**Given material:**

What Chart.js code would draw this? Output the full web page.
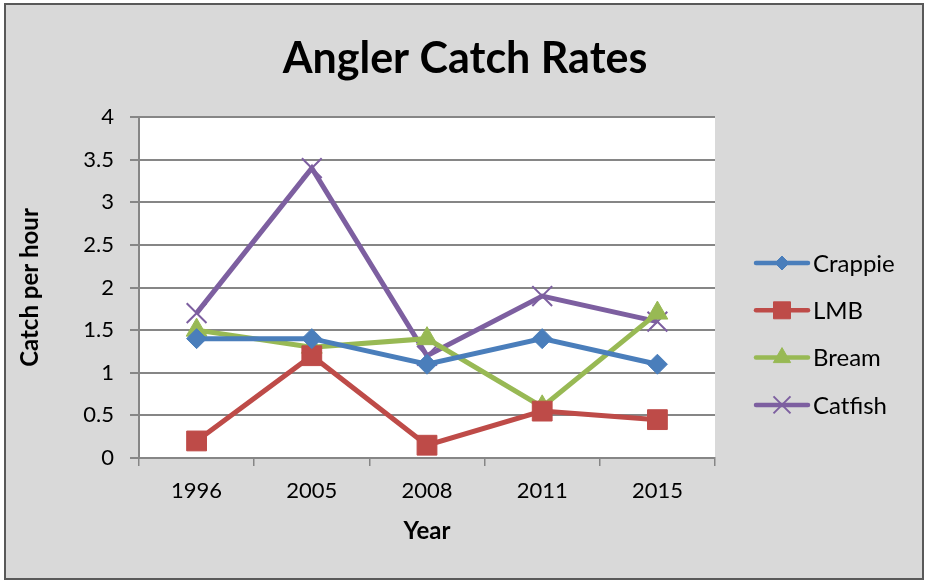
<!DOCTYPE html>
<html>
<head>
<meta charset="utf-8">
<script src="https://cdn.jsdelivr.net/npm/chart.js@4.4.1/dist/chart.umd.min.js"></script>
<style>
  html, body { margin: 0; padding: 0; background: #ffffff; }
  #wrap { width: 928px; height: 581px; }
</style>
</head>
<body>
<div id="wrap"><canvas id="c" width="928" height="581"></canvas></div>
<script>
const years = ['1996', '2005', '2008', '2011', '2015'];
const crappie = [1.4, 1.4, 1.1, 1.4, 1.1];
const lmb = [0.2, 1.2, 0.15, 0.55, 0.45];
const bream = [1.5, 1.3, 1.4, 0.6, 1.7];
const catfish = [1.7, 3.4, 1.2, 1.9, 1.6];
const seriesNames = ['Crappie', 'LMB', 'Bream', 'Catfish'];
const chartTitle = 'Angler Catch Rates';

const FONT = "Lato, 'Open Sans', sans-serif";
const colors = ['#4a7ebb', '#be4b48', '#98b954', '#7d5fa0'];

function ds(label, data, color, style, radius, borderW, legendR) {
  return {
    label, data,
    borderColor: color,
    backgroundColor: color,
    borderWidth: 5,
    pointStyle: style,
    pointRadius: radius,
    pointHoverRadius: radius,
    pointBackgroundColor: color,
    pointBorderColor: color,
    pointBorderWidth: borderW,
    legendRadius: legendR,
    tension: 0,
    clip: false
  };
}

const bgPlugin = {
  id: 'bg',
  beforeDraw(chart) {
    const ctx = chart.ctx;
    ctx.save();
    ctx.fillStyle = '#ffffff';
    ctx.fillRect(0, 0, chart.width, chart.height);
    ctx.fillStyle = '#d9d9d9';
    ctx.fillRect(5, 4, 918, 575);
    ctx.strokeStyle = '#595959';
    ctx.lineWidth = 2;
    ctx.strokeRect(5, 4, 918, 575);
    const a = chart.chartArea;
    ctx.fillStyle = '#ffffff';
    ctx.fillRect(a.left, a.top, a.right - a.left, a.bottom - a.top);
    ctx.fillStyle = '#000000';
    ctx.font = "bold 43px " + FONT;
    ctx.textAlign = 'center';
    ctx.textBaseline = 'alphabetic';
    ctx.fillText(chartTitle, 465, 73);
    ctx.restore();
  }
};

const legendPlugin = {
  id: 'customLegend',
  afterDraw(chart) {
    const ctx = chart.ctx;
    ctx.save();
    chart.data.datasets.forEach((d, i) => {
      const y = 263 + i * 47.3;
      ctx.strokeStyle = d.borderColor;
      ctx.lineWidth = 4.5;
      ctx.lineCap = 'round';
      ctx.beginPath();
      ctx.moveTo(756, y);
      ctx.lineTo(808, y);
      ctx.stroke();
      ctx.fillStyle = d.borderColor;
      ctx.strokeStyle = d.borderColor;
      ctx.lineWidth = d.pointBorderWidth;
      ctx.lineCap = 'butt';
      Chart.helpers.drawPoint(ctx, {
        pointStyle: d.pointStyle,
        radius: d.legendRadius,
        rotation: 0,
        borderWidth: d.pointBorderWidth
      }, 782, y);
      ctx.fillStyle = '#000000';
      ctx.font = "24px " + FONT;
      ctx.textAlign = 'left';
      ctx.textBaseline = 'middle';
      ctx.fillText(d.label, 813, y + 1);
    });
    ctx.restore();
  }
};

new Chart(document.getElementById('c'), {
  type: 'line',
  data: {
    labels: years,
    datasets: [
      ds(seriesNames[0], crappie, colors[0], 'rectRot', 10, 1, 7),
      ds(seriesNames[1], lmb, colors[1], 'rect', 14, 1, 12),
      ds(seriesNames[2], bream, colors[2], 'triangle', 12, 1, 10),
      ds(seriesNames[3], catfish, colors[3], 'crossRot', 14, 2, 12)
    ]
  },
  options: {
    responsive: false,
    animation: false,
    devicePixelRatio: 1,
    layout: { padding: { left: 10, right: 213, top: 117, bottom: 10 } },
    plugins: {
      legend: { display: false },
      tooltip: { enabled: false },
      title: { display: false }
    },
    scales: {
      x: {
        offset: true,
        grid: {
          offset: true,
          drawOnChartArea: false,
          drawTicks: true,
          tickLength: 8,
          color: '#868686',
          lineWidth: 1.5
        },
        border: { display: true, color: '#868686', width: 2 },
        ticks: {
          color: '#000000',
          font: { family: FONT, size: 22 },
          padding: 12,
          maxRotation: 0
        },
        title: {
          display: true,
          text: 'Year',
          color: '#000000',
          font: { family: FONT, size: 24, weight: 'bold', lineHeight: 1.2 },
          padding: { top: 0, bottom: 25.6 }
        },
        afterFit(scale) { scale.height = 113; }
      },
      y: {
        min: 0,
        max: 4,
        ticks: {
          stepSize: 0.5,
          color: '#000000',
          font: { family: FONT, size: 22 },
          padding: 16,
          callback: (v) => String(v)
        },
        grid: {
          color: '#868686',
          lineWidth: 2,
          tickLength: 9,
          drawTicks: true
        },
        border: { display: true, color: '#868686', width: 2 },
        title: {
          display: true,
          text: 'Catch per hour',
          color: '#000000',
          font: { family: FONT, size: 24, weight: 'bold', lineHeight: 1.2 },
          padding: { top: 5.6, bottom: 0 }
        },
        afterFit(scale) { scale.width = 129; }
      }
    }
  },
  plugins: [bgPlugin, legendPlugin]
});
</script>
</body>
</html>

**Requirements:** Take the listing above and print it exactly, apart from the pictures.

**Result of the task:**
What Chart.js code would draw this? Output the full web page.
<!DOCTYPE html>
<html>
<head>
<meta charset="utf-8">
<script src="https://cdn.jsdelivr.net/npm/chart.js@4.4.1/dist/chart.umd.min.js"></script>
<style>
  html, body { margin: 0; padding: 0; background: #ffffff; }
  #wrap { width: 928px; height: 581px; }
</style>
</head>
<body>
<div id="wrap"><canvas id="c" width="928" height="581"></canvas></div>
<script>
const years = ['1996', '2005', '2008', '2011', '2015'];
const crappie = [1.4, 1.4, 1.1, 1.4, 1.1];
const lmb = [0.2, 1.2, 0.15, 0.55, 0.45];
const bream = [1.5, 1.3, 1.4, 0.6, 1.7];
const catfish = [1.7, 3.4, 1.2, 1.9, 1.6];
const seriesNames = ['Crappie', 'LMB', 'Bream', 'Catfish'];
const chartTitle = 'Angler Catch Rates';

const FONT = "Lato, 'Open Sans', sans-serif";
const colors = ['#4a7ebb', '#be4b48', '#98b954', '#7d5fa0'];

function ds(label, data, color, style, radius, borderW, legendR) {
  return {
    label, data,
    borderColor: color,
    backgroundColor: color,
    borderWidth: 5,
    pointStyle: style,
    pointRadius: radius,
    pointHoverRadius: radius,
    pointBackgroundColor: color,
    pointBorderColor: color,
    pointBorderWidth: borderW,
    legendRadius: legendR,
    tension: 0,
    clip: false
  };
}

const bgPlugin = {
  id: 'bg',
  beforeDraw(chart) {
    const ctx = chart.ctx;
    ctx.save();
    ctx.fillStyle = '#ffffff';
    ctx.fillRect(0, 0, chart.width, chart.height);
    ctx.fillStyle = '#d9d9d9';
    ctx.fillRect(5, 4, 918, 575);
    ctx.strokeStyle = '#595959';
    ctx.lineWidth = 2;
    ctx.strokeRect(5, 4, 918, 575);
    const a = chart.chartArea;
    ctx.fillStyle = '#ffffff';
    ctx.fillRect(a.left, a.top, a.right - a.left, a.bottom - a.top);
    ctx.fillStyle = '#000000';
    ctx.font = "bold 43px " + FONT;
    ctx.textAlign = 'center';
    ctx.textBaseline = 'alphabetic';
    ctx.fillText(chartTitle, 465, 73);
    ctx.restore();
  }
};

const legendPlugin = {
  id: 'customLegend',
  afterDraw(chart) {
    const ctx = chart.ctx;
    ctx.save();
    chart.data.datasets.forEach((d, i) => {
      const y = 263 + i * 47.3;
      ctx.strokeStyle = d.borderColor;
      ctx.lineWidth = 4.5;
      ctx.lineCap = 'round';
      ctx.beginPath();
      ctx.moveTo(756, y);
      ctx.lineTo(808, y);
      ctx.stroke();
      ctx.fillStyle = d.borderColor;
      ctx.strokeStyle = d.borderColor;
      ctx.lineWidth = d.pointBorderWidth;
      ctx.lineCap = 'butt';
      Chart.helpers.drawPoint(ctx, {
        pointStyle: d.pointStyle,
        radius: d.legendRadius,
        rotation: 0,
        borderWidth: d.pointBorderWidth
      }, 782, y);
      ctx.fillStyle = '#000000';
      ctx.font = "24px " + FONT;
      ctx.textAlign = 'left';
      ctx.textBaseline = 'middle';
      ctx.fillText(d.label, 813, y + 1);
    });
    ctx.restore();
  }
};

new Chart(document.getElementById('c'), {
  type: 'line',
  data: {
    labels: years,
    datasets: [
      ds(seriesNames[0], crappie, colors[0], 'rectRot', 10, 1, 7),
      ds(seriesNames[1], lmb, colors[1], 'rect', 14, 1, 12),
      ds(seriesNames[2], bream, colors[2], 'triangle', 12, 1, 10),
      ds(seriesNames[3], catfish, colors[3], 'crossRot', 14, 2, 12)
    ]
  },
  options: {
    responsive: false,
    animation: false,
    devicePixelRatio: 1,
    layout: { padding: { left: 10, right: 213, top: 117, bottom: 10 } },
    plugins: {
      legend: { display: false },
      tooltip: { enabled: false },
      title: { display: false }
    },
    scales: {
      x: {
        offset: true,
        grid: {
          offset: true,
          drawOnChartArea: false,
          drawTicks: true,
          tickLength: 8,
          color: '#868686',
          lineWidth: 1.5
        },
        border: { display: true, color: '#868686', width: 2 },
        ticks: {
          color: '#000000',
          font: { family: FONT, size: 22 },
          padding: 12,
          maxRotation: 0
        },
        title: {
          display: true,
          text: 'Year',
          color: '#000000',
          font: { family: FONT, size: 24, weight: 'bold', lineHeight: 1.2 },
          padding: { top: 0, bottom: 25.6 }
        },
        afterFit(scale) { scale.height = 113; }
      },
      y: {
        min: 0,
        max: 4,
        ticks: {
          stepSize: 0.5,
          color: '#000000',
          font: { family: FONT, size: 22 },
          padding: 16,
          callback: (v) => String(v)
        },
        grid: {
          color: '#868686',
          lineWidth: 2,
          tickLength: 9,
          drawTicks: true
        },
        border: { display: true, color: '#868686', width: 2 },
        title: {
          display: true,
          text: 'Catch per hour',
          color: '#000000',
          font: { family: FONT, size: 24, weight: 'bold', lineHeight: 1.2 },
          padding: { top: 5.6, bottom: 0 }
        },
        afterFit(scale) { scale.width = 129; }
      }
    }
  },
  plugins: [bgPlugin, legendPlugin]
});
</script>
</body>
</html>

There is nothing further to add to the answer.